### WHAT YOU ARE ASKED TO DO
Leaving out the pictures, retype the lines from the beginning of the listing through the line containing "log2 x axis. */".

### DATA SEGMENT
□ □ □ □ □
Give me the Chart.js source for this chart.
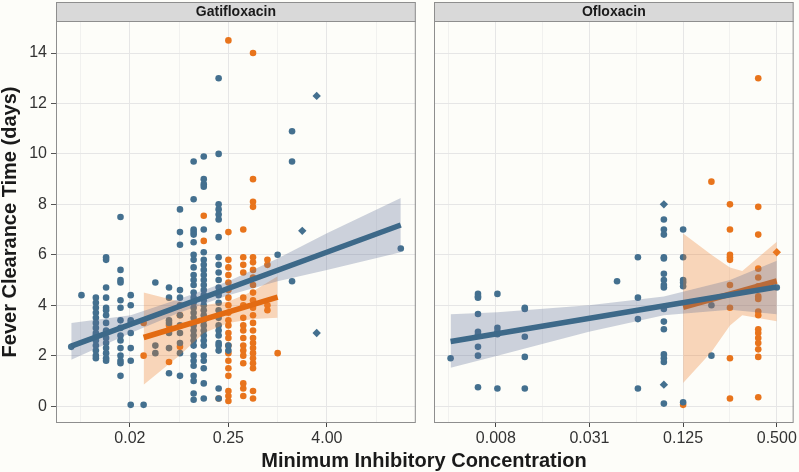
<!DOCTYPE html>
<html>
<head>
<meta charset="utf-8">
<script src="https://cdn.jsdelivr.net/npm/chart.js@4.4.1/dist/chart.umd.min.js"></script>
<style>
  html, body { margin: 0; padding: 0; background: #fdfdf9; }
  #wrap { position: relative; width: 799px; height: 472px; overflow: hidden; font-family: "Liberation Sans", Arial, sans-serif; }
  .panel { position: absolute; top: 0; height: 472px; }
  #gatiBox { left: 0; width: 420px; }
  #ofloBox { left: 424px; width: 375px; }
  #xTitle { position: absolute; left: 224px; width: 400px; top: 450px; text-align: center;
            font-weight: bold; font-size: 20px; line-height: 20px; color: #1a1a1a; white-space: nowrap; }
</style>
</head>
<body>
<div id="wrap">
  <div class="panel" id="gatiBox"><canvas id="gati" width="420" height="472"></canvas></div>
  <div class="panel" id="ofloBox"><canvas id="oflo" width="375" height="472"></canvas></div>
  <div id="xTitle">Minimum Inhibitory Concentration</div>
</div>
<script>
/* Fever clearance time vs MIC, two facets (Gatifloxacin / Ofloxacin), log2 x axis. */

// ---- data: [MIC, [fever clearance days...]] per MIC column ----
const gatiBlue = [
  [0.003, [2.35]],
  [0.004, [4.4]],
  [0.006, [4.3, 4.1, 3.9, 3.7, 3.5, 3.3, 3.1, 2.9, 2.8, 2.6, 2.4, 2.2, 2.0, 1.9]],
  [0.008, [5.9, 5.8, 4.7, 4.3, 3.9, 3.8, 3.6, 3.3, 3.0, 2.9, 2.7, 2.5, 2.3, 2.1, 1.9, 1.8]],
  [0.012, [7.5, 5.4, 5.0, 4.9, 4.2, 3.9, 3.4, 3.1, 2.8, 2.6, 2.3, 2.0, 1.8, 1.7, 1.2]],
  [0.016, [4.4, 4.0, 3.4, 3.3, 2.9, 2.3, 1.8, 0.05]],
  [0.023, [0.05]],
  [0.032, [4.9, 2.4, 2.1]],
  [0.047, [4.7, 4.3, 3.4, 3.3, 2.9, 2.3, 1.3]],
  [0.064, [7.8, 6.9, 6.4, 4.6, 4.3, 4.0, 3.6, 3.2, 2.9, 2.5, 2.1, 1.2]],
  [0.094, [9.7, 8.2, 7.0, 6.9, 6.8, 6.5, 6.0, 5.8, 5.5, 5.2, 5.0, 4.8, 4.5, 4.3, 4.1, 3.9, 3.7, 3.5, 3.2, 3.0, 2.8, 2.6, 2.4, 2.0, 1.8, 1.6, 1.2, 1.0, 0.5, 0.25]],
  [0.125, [9.9, 9.0, 8.8, 8.7, 7.0, 6.1, 5.8, 5.6, 5.4, 5.2, 5.0, 4.8, 4.6, 4.4, 4.2, 4.0, 3.8, 3.6, 3.4, 3.2, 3.0, 2.8, 2.6, 2.4, 2.0, 1.8, 1.5, 0.9, 0.3]],
  [0.19,  [13.0, 10.0, 8.0, 7.8, 7.6, 7.4, 6.7, 5.9, 5.6, 5.3, 5.0, 4.7, 4.4, 4.1, 3.8, 3.5, 3.2, 3.0, 2.8, 2.5, 2.4, 2.2, 0.7, 0.3]],
  [0.25,  [2.4, 2.2]],
  [1,     [6.0]],
  [1.5,   [10.9, 9.7, 4.95]],
  [32,    [6.25]]
];
const gatiBlueDiamonds = [[2, 6.95], [3, 12.3], [3, 2.9]];

const gatiOrange = [
  [0.023, [3.3, 2.0]],
  [0.047, [3.2, 1.75]],
  [0.064, [3.6, 2.35]],
  [0.125, [7.55, 6.55]],
  [0.19,  [0.3]],
  [0.25,  [14.5, 6.9, 5.8, 5.5, 5.2, 4.9, 4.6, 4.3, 4.0, 3.7, 3.4, 3.2, 2.9, 2.7, 2.4, 2.1, 1.8, 1.5, 1.2, 0.6, 0.4, 0.2]],
  [0.38,  [7.0, 5.9, 5.6, 5.3, 4.3, 4.0, 3.5, 3.2, 3.0, 2.7, 2.4, 2.2, 2.0, 1.7, 0.9, 0.7, 0.4]],
  [0.5,   [14.0, 9.0, 8.1, 7.9, 5.9, 5.7, 5.4, 5.1, 4.8, 4.5, 4.2, 3.9, 3.6, 3.3, 3.0, 2.7, 2.5, 2.3, 2.1, 1.9, 1.7, 1.5, 0.6, 0.3]],
  [0.75,  [5.8, 5.6, 4.0, 3.8]],
  [1,     [2.1]]
];

const ofloBlue = [
  [0.004, [1.9]],
  [0.006, [4.45, 4.35, 4.3, 3.65, 2.95, 2.85, 2.35, 2.0, 0.75]],
  [0.008, [4.45, 3.1, 2.95, 2.85, 0.7]],
  [0.012, [3.9, 3.85, 2.75, 1.95, 0.7]],
  [0.047, [4.95]],
  [0.064, [5.9, 4.3, 3.45, 0.7]],
  [0.094, [7.4, 7.0, 6.8, 5.9, 5.85, 5.25, 5.0, 4.8, 4.7, 3.85, 3.35, 3.05, 2.05, 1.9, 1.75, 0.1]],
  [0.125, [7.0, 5.9, 5.0, 4.9, 4.75, 0.15]],
  [0.19,  [4.0, 2.0]],
  [0.5,   [4.7]]
];
const ofloBlueDiamonds = [[0.094, 8.0], [0.094, 0.85]];

const ofloOrange = [
  [0.125, [0.05]],
  [0.19,  [8.9]],
  [0.25,  [8.0, 7.0, 6.0, 5.9, 5.8, 4.8, 3.9, 1.9, 0.3]],
  [0.38,  [13.0, 7.9, 6.8, 5.45, 5.1, 4.75, 4.35, 4.25, 3.75, 3.6, 3.05, 2.9, 2.7, 2.5, 2.25, 1.95, 0.35]]
];
const ofloOrangeDiamonds = [[0.5, 6.1]];

// ---- fitted lines and confidence bands ----
const gatiBlueFitMic = [0.003, 32],   gatiBlueFitDays = [2.38, 7.18];
const gatiBlueBandMic = [0.003, 0.016, 0.0625, 0.25, 1, 4, 32];
const gatiBlueBandHi  = [3.3, 3.6, 4.25, 4.95, 5.85, 6.85, 8.25];
const gatiBlueBandLo  = [1.84, 2.9, 3.7, 4.4, 4.95, 5.4, 6.1];

const gatiOrangeFitMic = [0.023, 1],  gatiOrangeFitDays = [2.72, 4.32];
const gatiOrangeBandMic = [0.023, 0.0625, 0.125, 0.25, 0.5, 1];
const gatiOrangeBandHi  = [4.5, 4.15, 4.0, 4.15, 4.55, 5.15];
const gatiOrangeBandLo  = [0.85, 2.0, 2.9, 3.3, 3.45, 3.5];

const ofloBlueFitMic = [0.004, 0.5],  ofloBlueFitDays = [2.56, 4.72];
const ofloBlueBandMic = [0.004, 0.008, 0.031, 0.094, 0.25, 0.5];
const ofloBlueBandHi  = [3.64, 3.72, 4.0, 4.35, 5.0, 5.76];
const ofloBlueBandLo  = [1.52, 2.0, 2.95, 3.6, 3.82, 3.64];

const ofloOrangeFitMic = [0.125, 0.5], ofloOrangeFitDays = [3.92, 4.96];
const ofloOrangeBandMic = [0.125, 0.19, 0.25, 0.3, 0.5];
const ofloOrangeBandHi  = [6.84, 6.0, 5.5, 5.36, 6.52];
const ofloOrangeBandLo  = [0.92, 2.15, 3.2, 3.6, 3.36];

// ---- axes ----
const yTicks = [0, 2, 4, 6, 8, 10, 12, 14];
const gatiTickMic = [0.015625, 0.25, 4],     gatiTickLabels = ["0.02", "0.25", "4.00"];
const gatiGridMic = [1/256, 1/64, 1/16, 0.25, 1, 4, 16];
const ofloTickMic = [0.0078125, 0.03125, 0.125, 0.5], ofloTickLabels = ["0.008", "0.031", "0.125", "0.500"];
const ofloGridMic = [1/256, 1/128, 1/64, 1/32, 1/16, 1/8, 1/4, 1/2];

(function () {
  const BLUE = "#44708f", BLUE_LINE = "#3d6989", ORANGE = "#e8741c", ORANGE_LINE = "#e36b12";
  const BLUE_BAND = "rgba(93,110,150,0.3)", ORANGE_BAND = "rgba(237,123,35,0.3)";
  const FONT = '"Liberation Sans", Arial, sans-serif';
  Chart.defaults.font.family = FONT;

  const lg = Math.log2;
  const colPoints = cols => cols.flatMap(([m, ds]) => ds.map(d => ({ x: lg(m), y: d })));
  const pairPoints = pairs => pairs.map(([m, d]) => ({ x: lg(m), y: d }));
  const zip = (mics, vals) => mics.map((m, i) => ({ x: lg(m), y: vals[i] }));

  function group(o) {
    return [
      { data: zip(o.fitMic, o.fitDays), showLine: true, borderColor: o.line, borderWidth: 5.5, pointRadius: 0, order: o.order },
      { data: zip(o.bandMic, o.hi), showLine: true, borderColor: "transparent", borderWidth: 0, pointRadius: 0,
        backgroundColor: o.band, fill: "+1", order: o.order + 1 },
      { data: zip(o.bandMic, o.lo), showLine: true, borderColor: "transparent", borderWidth: 0, pointRadius: 0,
        fill: false, order: o.order + 1 },
      { data: colPoints(o.cols), backgroundColor: o.color, borderWidth: 0, pointRadius: 3.3, order: 10 },
      { data: pairPoints(o.diamonds || []), backgroundColor: o.color, borderWidth: 0, pointRadius: 4.2,
        pointStyle: "rectRot", order: 10 }
    ];
  }

  // panel border + grey facet strip
  const panelFrame = {
    id: "panelFrame",
    afterDraw(chart, args, opts) {
      const { ctx, chartArea: a } = chart;
      ctx.save();
      ctx.strokeStyle = "#8e8e8e"; ctx.lineWidth = 1;
      ctx.strokeRect(a.left + 0.5, a.top + 0.5, a.right - a.left - 1, a.bottom - a.top - 1);
      ctx.fillStyle = "#d9d9d9";
      ctx.fillRect(a.left, 2, a.right - a.left, a.top - 2);
      ctx.strokeRect(a.left + 0.5, 2.5, a.right - a.left - 1, a.top - 2);
      ctx.fillStyle = "#1a1a1a";
      ctx.font = "bold 14px " + FONT;
      ctx.textAlign = "center"; ctx.textBaseline = "middle";
      ctx.fillText(opts.label, (a.left + a.right) / 2, (2 + a.top) / 2 + 1);
      ctx.restore();
    }
  };

  function xScale(min, max, gridMic, tickMic, tickLabels) {
    const majors = tickMic.map(lg);
    const majorIdx = v => majors.findIndex(m => Math.abs(m - v) < 1e-6);
    return {
      type: "linear", min, max,
      afterBuildTicks: s => { s.ticks = gridMic.map(m => ({ value: lg(m) })); },
      afterFit: s => { s.height = 49; },
      ticks: { autoSkip: false, maxRotation: 0, minRotation: 0, padding: 2, color: "#333", font: { size: 16 },
               callback: v => { const i = majorIdx(v); return i >= 0 ? tickLabels[i] : ""; } },
      grid: { color: c => majorIdx(c.tick.value) >= 0 ? "#e6e6e6" : "#f1f1ef", lineWidth: 1, tickLength: 4,
              tickColor: c => majorIdx(c.tick.value) >= 0 ? "#444" : "rgba(0,0,0,0)" },
      border: { display: false }
    };
  }

  function yScale(showLabels) {
    return {
      min: -0.67, max: 15.27,
      afterBuildTicks: s => { s.ticks = yTicks.map(v => ({ value: v })); },
      afterFit: s => { s.width = showLabels ? 56 : 0; },
      ticks: { display: showLabels, padding: 4, color: "#333", font: { size: 16 } },
      grid: { color: "#e6e6e6", lineWidth: 1, tickLength: 5, tickColor: "#555", drawTicks: showLabels },
      border: { display: false },
      title: { display: showLabels, text: "Fever Clearance Time (days)", color: "#1a1a1a", padding: 0,
               font: { size: 20, weight: "bold", lineHeight: 1 } }
    };
  }

  function makeChart(id, label, datasets, x, padLeft) {
    return new Chart(document.getElementById(id), {
      type: "scatter",
      data: { datasets },
      options: {
        responsive: false, animation: false, devicePixelRatio: 1,
        layout: { padding: { top: 21, right: 4, bottom: 0, left: padLeft } },
        plugins: { legend: { display: false }, tooltip: { enabled: false }, panelFrame: { label } },
        scales: { x, y: yScale(padLeft === 0) }
      },
      plugins: [panelFrame]
    });
  }

  makeChart("gati", "Gatifloxacin", [
    ...group({ cols: gatiBlue, diamonds: gatiBlueDiamonds, color: BLUE, line: BLUE_LINE, band: BLUE_BAND, order: 0,
               fitMic: gatiBlueFitMic, fitDays: gatiBlueFitDays, bandMic: gatiBlueBandMic, hi: gatiBlueBandHi, lo: gatiBlueBandLo }),
    ...group({ cols: gatiOrange, color: ORANGE, line: ORANGE_LINE, band: ORANGE_BAND, order: 2,
               fitMic: gatiOrangeFitMic, fitDays: gatiOrangeFitDays, bandMic: gatiOrangeBandMic, hi: gatiOrangeBandHi, lo: gatiOrangeBandLo })
  ], xScale(-9.0, 5.61, gatiGridMic, gatiTickMic, gatiTickLabels), 0);

  makeChart("oflo", "Ofloxacin", [
    ...group({ cols: ofloBlue, diamonds: ofloBlueDiamonds, color: BLUE, line: BLUE_LINE, band: BLUE_BAND, order: 0,
               fitMic: ofloBlueFitMic, fitDays: ofloBlueFitDays, bandMic: ofloBlueBandMic, hi: ofloBlueBandHi, lo: ofloBlueBandLo }),
    ...group({ cols: ofloOrange, diamonds: ofloOrangeDiamonds, color: ORANGE, line: ORANGE_LINE, band: ORANGE_BAND, order: 2,
               fitMic: ofloOrangeFitMic, fitDays: ofloOrangeFitDays, bandMic: ofloOrangeBandMic, hi: ofloOrangeBandHi, lo: ofloOrangeBandLo })
  ], xScale(-8.32, -0.64, ofloGridMic, ofloTickMic, ofloTickLabels), 10);
})();
</script>
</body>
</html>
□ □ □ □ □
### RESPONSE TO THIS EXERCISE
Give me the Chart.js source for this chart.
<!DOCTYPE html>
<html>
<head>
<meta charset="utf-8">
<script src="https://cdn.jsdelivr.net/npm/chart.js@4.4.1/dist/chart.umd.min.js"></script>
<style>
  html, body { margin: 0; padding: 0; background: #fdfdf9; }
  #wrap { position: relative; width: 799px; height: 472px; overflow: hidden; font-family: "Liberation Sans", Arial, sans-serif; }
  .panel { position: absolute; top: 0; height: 472px; }
  #gatiBox { left: 0; width: 420px; }
  #ofloBox { left: 424px; width: 375px; }
  #xTitle { position: absolute; left: 224px; width: 400px; top: 450px; text-align: center;
            font-weight: bold; font-size: 20px; line-height: 20px; color: #1a1a1a; white-space: nowrap; }
</style>
</head>
<body>
<div id="wrap">
  <div class="panel" id="gatiBox"><canvas id="gati" width="420" height="472"></canvas></div>
  <div class="panel" id="ofloBox"><canvas id="oflo" width="375" height="472"></canvas></div>
  <div id="xTitle">Minimum Inhibitory Concentration</div>
</div>
<script>
/* Fever clearance time vs MIC, two facets (Gatifloxacin / Ofloxacin), log2 x axis. */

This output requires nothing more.